England: Home to estimated 250,000-plus Jewish residents, England has a unique tradition of lighting a giant menorah in London’s Trafalgar Square for the holiday each year.
Hungary: Established in 2009, the Quarter6Quarter7 Festival is a large celebration of Hanukkah each year in Budapest’s former Jewish Quarter. The festival routinely features flash mobs, candle lighting, live music, theater performances, film screenings, culinary events and guided walking tours.
Israel: In a nation where those practicing the Jewish faith make up more than 74 percent of the population, it’s no secret that Hanukkah is one of the most important times of the year for its people. It is a national holiday in Israel, with schools closed and with menorahs displayed prominently in almost every building.
Kwanzaa is an extremely new holiday with regards to the previous two, dating back just over 50 years. The holiday was created by Dr. Maulana Karenga, a professor and chairman of black studies at California State University, Long Beach.

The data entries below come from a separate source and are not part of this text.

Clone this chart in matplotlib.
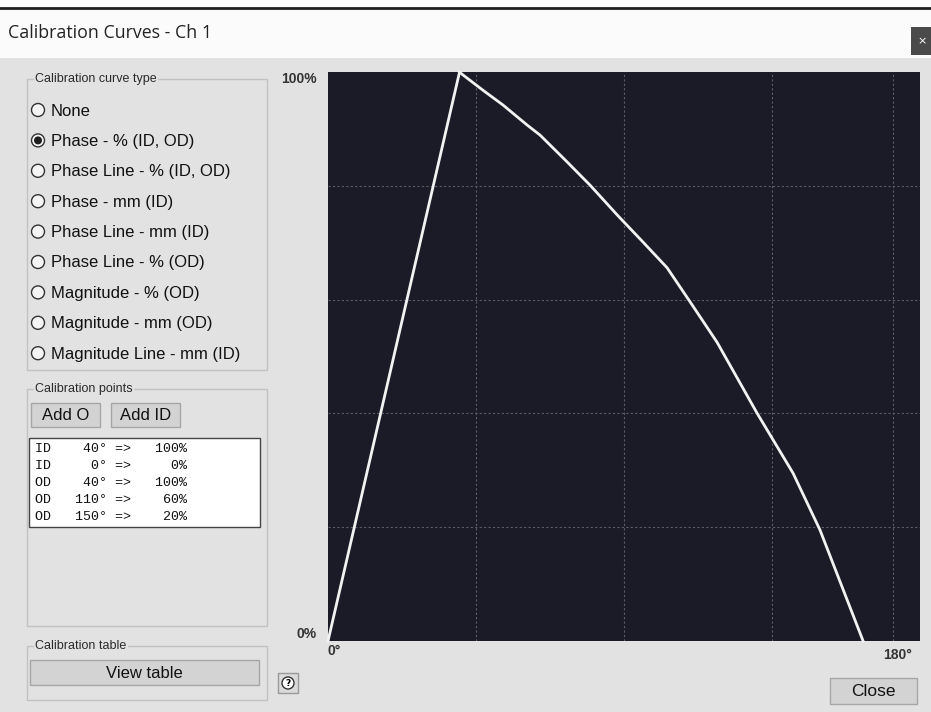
import matplotlib
matplotlib.use("Agg")
import matplotlib.pyplot as plt
from matplotlib.patches import Rectangle, Circle

W, H = 931, 712

# calibration points listed in the dialog
cal_side = ["ID", "ID", "OD", "OD", "OD"]
cal_deg = [40, 0, 40, 110, 150]
cal_pct = [100, 0, 100, 60, 20]

curve_types = ["None", "Phase - % (ID, OD)", "Phase Line - % (ID, OD)",
               "Phase - mm (ID)", "Phase Line - mm (ID)", "Phase Line - % (OD)",
               "Magnitude - % (OD)", "Magnitude - mm (OD)", "Magnitude Line - mm (ID)"]
selected_type = 1

# ID branch (straight) and OD branch (curve)
id_deg = [0, 40]
id_pct = [0, 100]
od_deg = [40, 41.0, 47.1, 53.2, 60.5, 64.5, 72.7, 79.7, 87.9, 95.8, 103.1, 110.1,
          118.3, 130.4, 141.4, 149.6, 162.7]
od_pct = [100, 99.5, 96.8, 94.2, 90.7, 88.9, 84.2, 80.1, 74.9, 70.1, 65.6, 59.6,
          52.5, 40.1, 29.5, 19.5, 0]

x_grid = [45, 90, 135, 171.8]
y_grid = [20, 40, 60, 80]

bg = "#e2e2e2"
ui_font = "Liberation Sans"

fig = plt.figure(figsize=(W / 100, H / 100), dpi=100)
fig.patch.set_facecolor(bg)

# overlay in pixel units for the dialog chrome
ui = fig.add_axes([0, 0, 1, 1])
ui.set_xlim(0, W)
ui.set_ylim(H, 0)
ui.axis("off")

# title bar
ui.add_patch(Rectangle((0, 0), W, 58, fc="#fbfbfb", ec="none"))
ui.plot([0, W], [8, 8], color="#1e1e1e", lw=2)
ui.text(8, 33, "Calibration Curves - Ch 1", fontsize=12.8, family="Open Sans",
        va="center", color="#222222")
ui.add_patch(Rectangle((911, 27), 22, 28, fc="#4a4a4a", ec="none"))
ui.text(922, 41, "×", color="white", fontsize=8, ha="center", va="center")


def group(x0, y0, x1, y1, label):
    ui.add_patch(Rectangle((x0, y0), x1 - x0, y1 - y0, fc="none", ec="#c2c2c2", lw=1))
    ui.text(x0 + 8, y0, label, fontsize=9, family=ui_font, va="center", color="#2a2a2a",
            bbox=dict(fc=bg, ec="none", pad=1))


def button(x0, y0, x1, y1, label, fs=12):
    ui.add_patch(Rectangle((x0, y0), x1 - x0, y1 - y0, fc="#d3d3d3", ec="#a6a6a6", lw=1))
    ui.text((x0 + x1) / 2, (y0 + y1) / 2 + 1, label, fontsize=fs, family=ui_font,
            ha="center", va="center", color="#111111")


# curve type radio group
group(27, 79, 267, 370, "Calibration curve type")
for i, label in enumerate(curve_types):
    y = 110 + i * 30.4
    ui.add_patch(Circle((38, y), 6.5, fc="#f4f4f4", ec="#333333", lw=1))
    if i == selected_type:
        ui.add_patch(Circle((38, y), 4, fc="#1e1e1e", ec="none"))
    ui.text(51, y + 1, label, fontsize=12, family=ui_font, va="center", color="#111111")

# calibration points group
group(27, 389, 267, 626, "Calibration points")
button(31, 403, 100, 427, "Add O")
button(111, 403, 180, 427, "Add ID")
ui.add_patch(Rectangle((29, 438), 231, 89, fc="white", ec="#444444", lw=1))
for i in range(len(cal_side)):
    line = f"{cal_side[i]}{cal_deg[i]:>6}° =>{cal_pct[i]:>6}%"
    ui.text(35, 449 + i * 17, line, fontsize=9.6, family="Liberation Mono",
            va="center", color="#111111")

# calibration table group
group(27, 646, 267, 700, "Calibration table")
button(30, 660, 259, 685, "View table")

# help and close buttons
ui.add_patch(Rectangle((278, 673), 20, 20, fc="#dadada", ec="#9a9a9a", lw=1))
ui.add_patch(Circle((288, 683), 6, fc="white", ec="#333333", lw=1))
ui.text(288, 683.5, "?", fontsize=6.5, weight="bold", ha="center", va="center")
button(830, 678, 917, 704, "Close", fs=12.5)

# the chart itself
ax = fig.add_axes([328 / W, (H - 641) / H, 592 / W, 569 / H])
ax.set_facecolor("#1b1b28")
ax.set_xlim(0, 180)
ax.set_ylim(0, 100)
ax.set_xticks([])
ax.set_yticks([])
for s in ax.spines.values():
    s.set_visible(False)
for gx in x_grid:
    ax.axvline(gx, color="#5c5c68", lw=0.8, ls=(0, (2, 2)))
for gy in y_grid:
    ax.axhline(gy, color="#5c5c68", lw=0.8, ls=(0, (2, 2)))

ax.plot(id_deg, id_pct, color="#f2f2f2", lw=2, clip_on=False)
ax.plot(od_deg, od_pct, color="#f2f2f2", lw=2, clip_on=False)

lab = dict(fontsize=10, family=ui_font, weight="bold", color="#333333")
ax.text(-0.019, 100, "100%", transform=ax.get_yaxis_transform(), ha="right", va="top", **lab)
ax.text(-0.019, 0, "0%", transform=ax.get_yaxis_transform(), ha="right", va="bottom", **lab)
ax.text(0, -0.006, "0°", transform=ax.get_xaxis_transform(), ha="left", va="top", **lab)
ax.text(177.6, -0.012, "180°", transform=ax.get_xaxis_transform(), ha="right", va="top", **lab)

fig.savefig("out.png", dpi=100, facecolor=fig.get_facecolor())
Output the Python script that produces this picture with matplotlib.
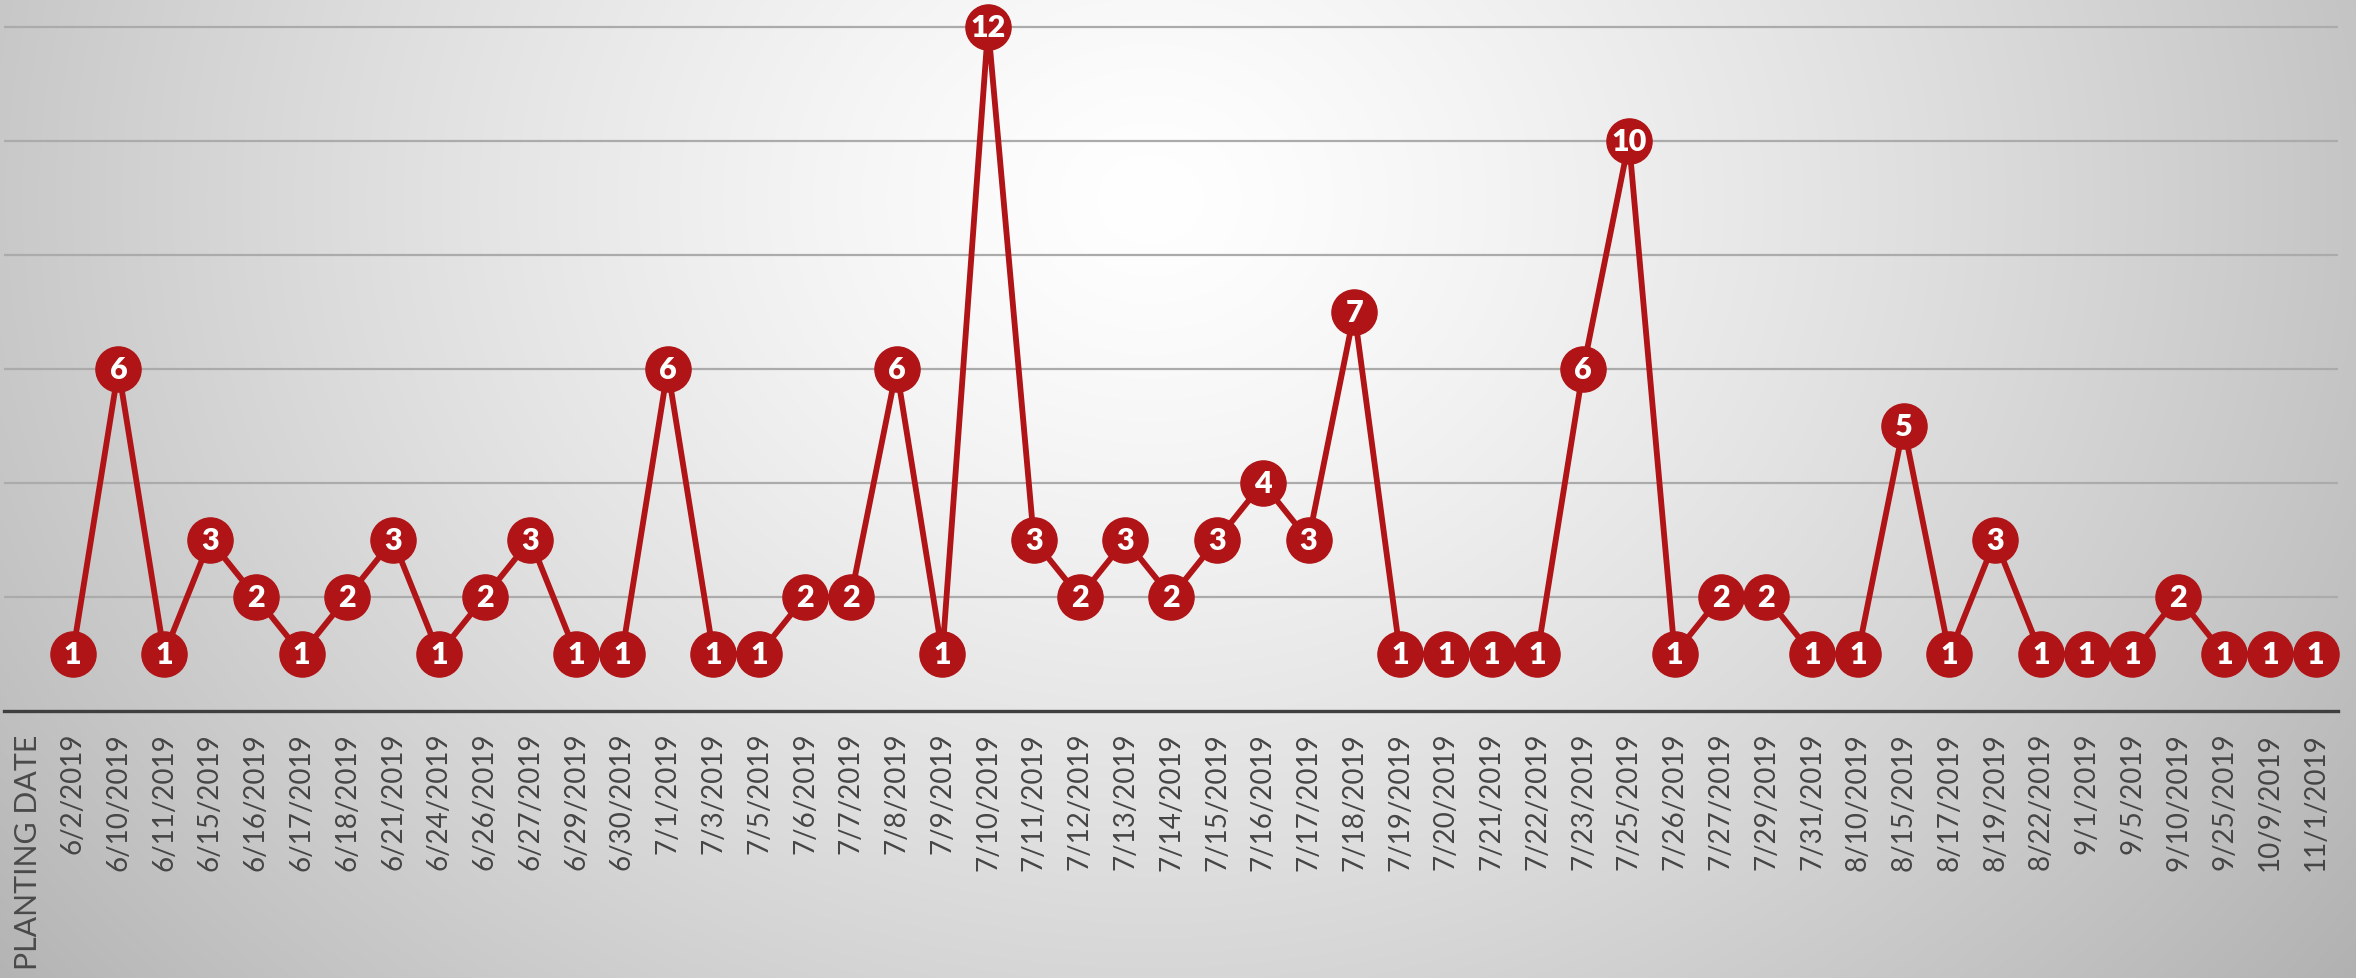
import numpy as np
import matplotlib
matplotlib.use("Agg")
import matplotlib.pyplot as plt

dates = ["6/2/2019", "6/10/2019", "6/11/2019", "6/15/2019", "6/16/2019", "6/17/2019",
         "6/18/2019", "6/21/2019", "6/24/2019", "6/26/2019", "6/27/2019", "6/29/2019",
         "6/30/2019", "7/1/2019", "7/3/2019", "7/5/2019", "7/6/2019", "7/7/2019",
         "7/8/2019", "7/9/2019", "7/10/2019", "7/11/2019", "7/12/2019", "7/13/2019",
         "7/14/2019", "7/15/2019", "7/16/2019", "7/17/2019", "7/18/2019", "7/19/2019",
         "7/20/2019", "7/21/2019", "7/22/2019", "7/23/2019", "7/25/2019", "7/26/2019",
         "7/27/2019", "7/29/2019", "7/31/2019", "8/10/2019", "8/15/2019", "8/17/2019",
         "8/19/2019", "8/22/2019", "9/1/2019", "9/5/2019", "9/10/2019", "9/25/2019",
         "10/9/2019", "11/1/2019"]
counts = [1, 6, 1, 3, 2, 1, 2, 3, 1, 2, 3, 1, 1, 6, 1, 1, 2, 2, 6, 1, 12, 3, 2, 3, 2,
          3, 4, 3, 7, 1, 1, 1, 1, 6, 10, 1, 2, 2, 1, 1, 5, 1, 3, 1, 1, 1, 2, 1, 1, 1]
grid_levels = [2, 4, 6, 8, 10, 12]
axis_title = "PLANTING DATE"

W, H = 2356, 979
fig = plt.figure(figsize=(W / 100, H / 100), dpi=100)

# radial gradient background
bg = fig.add_axes([0, 0, 1, 1])
yy, xx = np.mgrid[0:H, 0:W]
d = np.sqrt(((xx - 1150) / 1300.0) ** 2 + ((yy - 200) / 1100.0) ** 2)
g = 1 - 0.25 * np.clip(d, 0, 1.4) ** 1.3
img = np.dstack([g, g, g])
bg.imshow(img, extent=[0, 1, 0, 1], aspect="auto", interpolation="bilinear")
bg.set_axis_off()
bg.set_zorder(-5)

left_px, right_px, zero_px = 4, 2338, 712
ax = fig.add_axes([left_px / W, (H - zero_px) / H, (right_px - left_px) / W, zero_px / H])
ax.patch.set_alpha(0)

x = np.arange(len(dates))
red = "#B01416"
ax.plot(x, counts, color=red, lw=4.2, marker="o", ms=32.5, mfc=red, mec=red,
        clip_on=False, zorder=3)
for xi, v in zip(x, counts):
    ax.text(xi, v, str(v), ha="center", va="center", color="white",
            fontsize=22, fontweight="heavy", family="Lato", zorder=4)

ax.set_xlim(-1.5, 49.49)
ax.set_ylim(0, zero_px / 57.0)
ax.set_yticks(grid_levels)
ax.set_yticklabels([])
ax.yaxis.grid(True, color="#ababab", lw=1.6)
ax.set_axisbelow(True)
ax.tick_params(axis="y", length=0)
ax.set_xticks(x)
ax.set_xticklabels(dates, rotation=90, fontsize=20, color="#454545", family="Lato")
ax.tick_params(axis="x", length=0, pad=15)
for s in ["top", "right", "left"]:
    ax.spines[s].set_visible(False)
ax.spines["bottom"].set_color("#3f3f3f")
ax.spines["bottom"].set_linewidth(2.4)

fig.text(28 / W, (H - 735) / H, axis_title, rotation=90, ha="center", va="top",
         fontsize=21.8, color="#4a4a4a", family="Lato")

fig.savefig("out.png", dpi=100)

The holiday is a combination of multiple different traditional African harvest celebrations, and the name comes from the phrase “matunda ya kwanza,” which is Swahili for “first fruits.”
Kwanzaa lasts for seven nights beginning on Dec. 26 and ending Jan. 1 each year. It is based on seven principles, being: Unity, Self-Determination, Collective Work and Responsibility, Cooperative Economics, Purpose, Creativity, Faith.
Each day is to reflect on one of the principles each, and a special candelabra called a kinara is used to represent all seven principles. A feast is held on Dec. 31.
It was conceived as a nonpolitical and nonreligious holiday.
How is Kwanzaa celebrated around the world
Kwanzaa is most often perceived as an American holiday, but it has been celebrated in other areas such as the Caribbean and in Africa as well. Seen as a Pan-African holiday, it sees many similarities in how it is celebrated worldwide as it has not been around very long for the holiday to evolve heavily within certain cultures.
The numbers are not precise, but it is estimated that anywhere between two million and 12 million Americans celebrate Kwanzaa each year.